O estatuto de imagem perde, portanto, o mito e deixamos de nos preocupar com pesos, antes associados às imagens e aos textos, que assombraram criadores de outros tempos, tais como “origem”, “tradição” e “autoria”.
Se podemos criar a partir do infinito arquivo de imagens da internet, por exemplo, tais conceitos se deslocam e perdem força. A consciência é de que não estamos mais “fazendo história” no campo das artes e da cultura e a montagem de referências passa a ser o método criativo atual.
Foucault (2005), por exemplo, diz que o discurso é formado pela “dispersão”, ou seja, sempre se diz através de outros dizeres e a cada novo enunciado estamos reformulando o que já foi dito. Na formação do discurso dos criadores não existe o controle e a coerência que, muitas vezes, a crítica de arte se precipita em determinar.

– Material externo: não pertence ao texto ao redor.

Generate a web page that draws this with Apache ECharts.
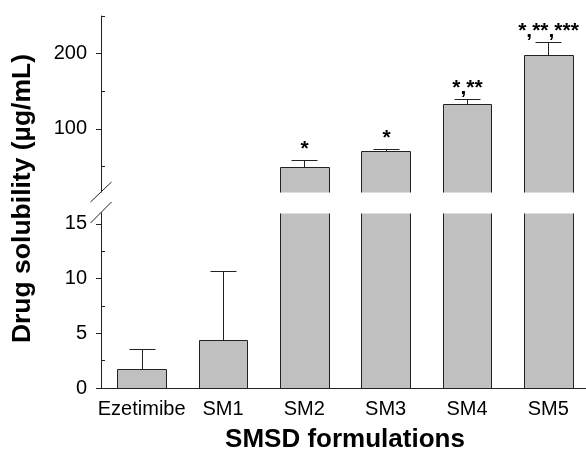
<!DOCTYPE html>
<html><head><meta charset="utf-8">
<script src="https://cdn.jsdelivr.net/npm/echarts@6/dist/echarts.min.js"></script>
<style>html,body{margin:0;padding:0;background:#fff}#c{width:586px;height:451px}</style>
</head><body><div id="c"></div>
<script>
const categories = ['Ezetimibe', 'SM1', 'SM2', 'SM3', 'SM4', 'SM5'];
const means = [1.7, 4.4, 49, 70.7, 133.3, 198.7];
const sds = [1.9, 6.3, 10, 2.6, 6.3, 16.3];
const significance = ['', '', '*', '*', '*,**', '*,**,***'];
const lowerTicks = [0, 5, 10, 15];
const lowerMinorTicks = [2.5, 7.5, 12.5];
const upperTicks = [100, 200];
const upperMinorTicks = [50, 150, 250];
const LOW_MIN = 0, LOW_MAX = 16, UP_MIN = 16, UP_MAX = 250;

const FONT = '"Liberation Sans", Arial, sans-serif';
const AX = '#222';
const FILL = '#c0c0c0';
const EDGE = '#222';

const rows = means.map((m, i) => [i, m, sds[i]]);

function barLower(params, api) {
  const i = api.value(0), v = api.value(1);
  if (v <= LOW_MIN) return null;
  const vt = Math.min(v, LOW_MAX);
  const t = api.coord([i, vt]), b = api.coord([i, LOW_MIN]);
  const w = api.size([1, 0])[0] * 0.6;
  const x0 = Math.round(t[0] - w / 2) + 0.5, x1 = Math.round(t[0] + w / 2) + 0.5;
  const yt = Math.round(t[1]) + 0.5, yb = Math.round(b[1]) + 0.5;
  const children = [
    { type: 'rect', shape: { x: x0, y: yt, width: x1 - x0, height: yb - yt }, style: { fill: FILL } }
  ];
  if (v <= LOW_MAX) children.push({ type: 'polygon', shape: { points: [[x0, yb], [x0, yt], [x1, yt], [x1, yb]] }, style: { fill: null, stroke: EDGE, lineWidth: 1 } });
  else children.push({ type: 'polyline', shape: { points: [[x0, yt], [x0, yb], [x1, yb], [x1, yt]] }, style: { fill: null, stroke: EDGE, lineWidth: 1 } });
  return { type: 'group', children };
}
function barUpper(params, api) {
  const i = api.value(0), v = api.value(1);
  if (v <= UP_MIN) return null;
  const t = api.coord([i, v]), b = api.coord([i, UP_MIN]);
  const w = api.size([1, 0])[0] * 0.6;
  const x0 = Math.round(t[0] - w / 2) + 0.5, x1 = Math.round(t[0] + w / 2) + 0.5;
  const yt = Math.round(t[1]) + 0.5, yb = Math.round(b[1]) + 0.5;
  return { type: 'group', children: [
    { type: 'rect', shape: { x: x0, y: yt, width: x1 - x0, height: yb - yt }, style: { fill: FILL } },
    { type: 'polyline', shape: { points: [[x0, yb], [x0, yt], [x1, yt], [x1, yb]] }, style: { fill: null, stroke: EDGE, lineWidth: 1 } }
  ]};
}
function errMaker(inUpper) {
  return function (params, api) {
    const i = api.value(0), v = api.value(1), s = api.value(2);
    const up = v > UP_MIN;
    if (up !== inUpper) return null;
    const a = api.coord([i, v]), e = api.coord([i, v + s]);
    const cx = Math.round(a[0]) + 0.5;
    const ya = Math.round(a[1]) + 0.5, ye = Math.round(e[1]) + 0.5;
    const cap = 13;
    const children = [
      { type: 'line', shape: { x1: cx, y1: ya, x2: cx, y2: ye }, style: { stroke: EDGE, lineWidth: 1 } },
      { type: 'line', shape: { x1: cx - cap, y1: ye, x2: cx + cap, y2: ye }, style: { stroke: EDGE, lineWidth: 1 } }
    ];
    const lab = significance[params.dataIndex];
    if (lab) children.push({ type: 'text', style: { text: lab, x: cx, y: ye - 1, align: 'center', verticalAlign: 'bottom', font: 'bold 21px ' + FONT, fill: '#000' } });
    return { type: 'group', children };
  };
}

const chart = echarts.init(document.getElementById('c'), null, { renderer: 'canvas' });
chart.setOption({
  animation: false,
  backgroundColor: '#fff',
  textStyle: { fontFamily: FONT },
  grid: [
    { left: 101, width: 488, top: 16, height: 176, outerBoundsMode: 'none', containLabel: false },
    { left: 101, width: 488, top: 213, height: 175, outerBoundsMode: 'none', containLabel: false }
  ],
  xAxis: [
    { type: 'category', gridIndex: 0, data: categories, show: false },
    { type: 'category', gridIndex: 1, data: categories,
      axisLine: { lineStyle: { color: AX, width: 1 } },
      axisTick: { alignWithLabel: true, length: 5, lineStyle: { color: AX } },
      axisLabel: { interval: 0, color: '#000', fontSize: 20, fontFamily: FONT, margin: 11 },
      name: 'SMSD formulations', nameLocation: 'middle', nameGap: 39,
      nameTextStyle: { fontSize: 26, fontWeight: 'bold', color: '#000', fontFamily: FONT } }
  ],
  yAxis: [
    { type: 'value', gridIndex: 0, position: 'left', min: UP_MIN, max: UP_MAX, splitLine: { show: false },
      axisLine: { show: true, lineStyle: { color: AX } },
      axisTick: { show: true, length: 5, customValues: upperTicks, lineStyle: { color: AX } },
      axisLabel: { customValues: upperTicks, fontSize: 20, color: '#000', fontFamily: FONT, margin: 14 } },
    { type: 'value', gridIndex: 0, position: 'left', min: UP_MIN, max: UP_MAX, splitLine: { show: false },
      axisLine: { show: false },
      axisTick: { show: true, inside: true, length: 4, customValues: upperMinorTicks, lineStyle: { color: AX } },
      axisLabel: { show: false } },
    { type: 'value', gridIndex: 1, position: 'left', min: LOW_MIN, max: LOW_MAX, splitLine: { show: false },
      axisLine: { show: true, lineStyle: { color: AX } },
      axisTick: { show: true, length: 5, customValues: lowerTicks, lineStyle: { color: AX } },
      axisLabel: { customValues: lowerTicks, fontSize: 20, color: '#000', fontFamily: FONT, margin: 14 } },
    { type: 'value', gridIndex: 1, position: 'left', min: LOW_MIN, max: LOW_MAX, splitLine: { show: false },
      axisLine: { show: false },
      axisTick: { show: true, inside: true, length: 4, customValues: lowerMinorTicks, lineStyle: { color: AX } },
      axisLabel: { show: false } }
  ],
  graphic: [
    { type: 'text', left: 9, top: 54, rotation: Math.PI / 2,
      style: { text: 'Drug solubility (µg/mL)', font: 'bold 26.5px ' + FONT, fill: '#000' } },
    { type: 'line', shape: { x1: 90.5, y1: 202, x2: 111.5, y2: 182 }, style: { stroke: AX, lineWidth: 1 } },
    { type: 'line', shape: { x1: 90.5, y1: 223, x2: 111.5, y2: 202 }, style: { stroke: AX, lineWidth: 1 } }
  ],
  series: [
    { type: 'custom', xAxisIndex: 0, yAxisIndex: 0, data: rows, renderItem: barUpper, clip: false },
    { type: 'custom', xAxisIndex: 1, yAxisIndex: 2, data: rows, renderItem: barLower, clip: false },
    { type: 'custom', xAxisIndex: 0, yAxisIndex: 0, data: rows, renderItem: errMaker(true), clip: false },
    { type: 'custom', xAxisIndex: 1, yAxisIndex: 2, data: rows, renderItem: errMaker(false), clip: false }
  ]
});
</script></body></html>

Toda obra de um autor, seja ele mais ou menos remixador de referências, está envolta por uma mitologia que a cerca, que não cessa de aparecer, de revelar um projeto maior – parte de outros textos relacionados que nos fazem montar o que chamamos de mundo do artista.
A incompletude da linguagem e dos sentidos da obra faz com que não tenhamos total acesso ao imaginário do autor, pois estão em jogo nesse processo o inconsciente e a ideologia. Aí mora a riqueza e o mistério da linguagem e da criação.